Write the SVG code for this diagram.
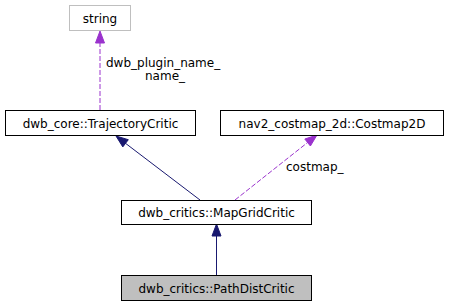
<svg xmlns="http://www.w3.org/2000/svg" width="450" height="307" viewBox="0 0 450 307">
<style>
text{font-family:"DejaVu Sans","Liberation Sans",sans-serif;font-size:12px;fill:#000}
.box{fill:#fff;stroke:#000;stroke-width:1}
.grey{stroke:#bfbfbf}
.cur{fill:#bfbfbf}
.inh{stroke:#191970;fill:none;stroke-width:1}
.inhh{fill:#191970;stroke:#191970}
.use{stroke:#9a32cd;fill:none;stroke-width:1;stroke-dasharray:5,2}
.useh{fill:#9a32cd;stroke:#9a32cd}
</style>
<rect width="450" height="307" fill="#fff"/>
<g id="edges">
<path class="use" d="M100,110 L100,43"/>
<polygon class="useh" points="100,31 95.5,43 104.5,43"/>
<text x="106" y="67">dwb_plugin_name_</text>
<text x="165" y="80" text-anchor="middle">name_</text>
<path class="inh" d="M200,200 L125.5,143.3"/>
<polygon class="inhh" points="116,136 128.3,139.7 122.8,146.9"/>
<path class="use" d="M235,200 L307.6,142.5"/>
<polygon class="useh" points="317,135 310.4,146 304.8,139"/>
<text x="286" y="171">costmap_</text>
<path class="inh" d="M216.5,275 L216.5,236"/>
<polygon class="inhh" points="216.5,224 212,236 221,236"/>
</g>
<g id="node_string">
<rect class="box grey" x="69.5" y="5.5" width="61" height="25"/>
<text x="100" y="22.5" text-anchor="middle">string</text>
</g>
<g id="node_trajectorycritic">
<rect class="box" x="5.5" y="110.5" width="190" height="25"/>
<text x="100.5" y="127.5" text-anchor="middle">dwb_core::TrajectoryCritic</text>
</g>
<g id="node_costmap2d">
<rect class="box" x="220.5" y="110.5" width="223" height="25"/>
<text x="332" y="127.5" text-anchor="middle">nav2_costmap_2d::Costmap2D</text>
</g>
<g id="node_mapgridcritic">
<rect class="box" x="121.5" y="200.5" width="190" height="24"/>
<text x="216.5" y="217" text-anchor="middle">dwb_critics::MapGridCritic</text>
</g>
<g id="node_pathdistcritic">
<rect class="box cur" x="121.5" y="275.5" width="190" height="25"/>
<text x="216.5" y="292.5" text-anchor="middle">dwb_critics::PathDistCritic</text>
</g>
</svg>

========================================

Keep every word of the data as it is when you write it out, but drop the pictures.

__Reply__
Write the SVG code for this diagram.
<svg xmlns="http://www.w3.org/2000/svg" width="450" height="307" viewBox="0 0 450 307">
<style>
text{font-family:"DejaVu Sans","Liberation Sans",sans-serif;font-size:12px;fill:#000}
.box{fill:#fff;stroke:#000;stroke-width:1}
.grey{stroke:#bfbfbf}
.cur{fill:#bfbfbf}
.inh{stroke:#191970;fill:none;stroke-width:1}
.inhh{fill:#191970;stroke:#191970}
.use{stroke:#9a32cd;fill:none;stroke-width:1;stroke-dasharray:5,2}
.useh{fill:#9a32cd;stroke:#9a32cd}
</style>
<rect width="450" height="307" fill="#fff"/>
<g id="edges">
<path class="use" d="M100,110 L100,43"/>
<polygon class="useh" points="100,31 95.5,43 104.5,43"/>
<text x="106" y="67">dwb_plugin_name_</text>
<text x="165" y="80" text-anchor="middle">name_</text>
<path class="inh" d="M200,200 L125.5,143.3"/>
<polygon class="inhh" points="116,136 128.3,139.7 122.8,146.9"/>
<path class="use" d="M235,200 L307.6,142.5"/>
<polygon class="useh" points="317,135 310.4,146 304.8,139"/>
<text x="286" y="171">costmap_</text>
<path class="inh" d="M216.5,275 L216.5,236"/>
<polygon class="inhh" points="216.5,224 212,236 221,236"/>
</g>
<g id="node_string">
<rect class="box grey" x="69.5" y="5.5" width="61" height="25"/>
<text x="100" y="22.5" text-anchor="middle">string</text>
</g>
<g id="node_trajectorycritic">
<rect class="box" x="5.5" y="110.5" width="190" height="25"/>
<text x="100.5" y="127.5" text-anchor="middle">dwb_core::TrajectoryCritic</text>
</g>
<g id="node_costmap2d">
<rect class="box" x="220.5" y="110.5" width="223" height="25"/>
<text x="332" y="127.5" text-anchor="middle">nav2_costmap_2d::Costmap2D</text>
</g>
<g id="node_mapgridcritic">
<rect class="box" x="121.5" y="200.5" width="190" height="24"/>
<text x="216.5" y="217" text-anchor="middle">dwb_critics::MapGridCritic</text>
</g>
<g id="node_pathdistcritic">
<rect class="box cur" x="121.5" y="275.5" width="190" height="25"/>
<text x="216.5" y="292.5" text-anchor="middle">dwb_critics::PathDistCritic</text>
</g>
</svg>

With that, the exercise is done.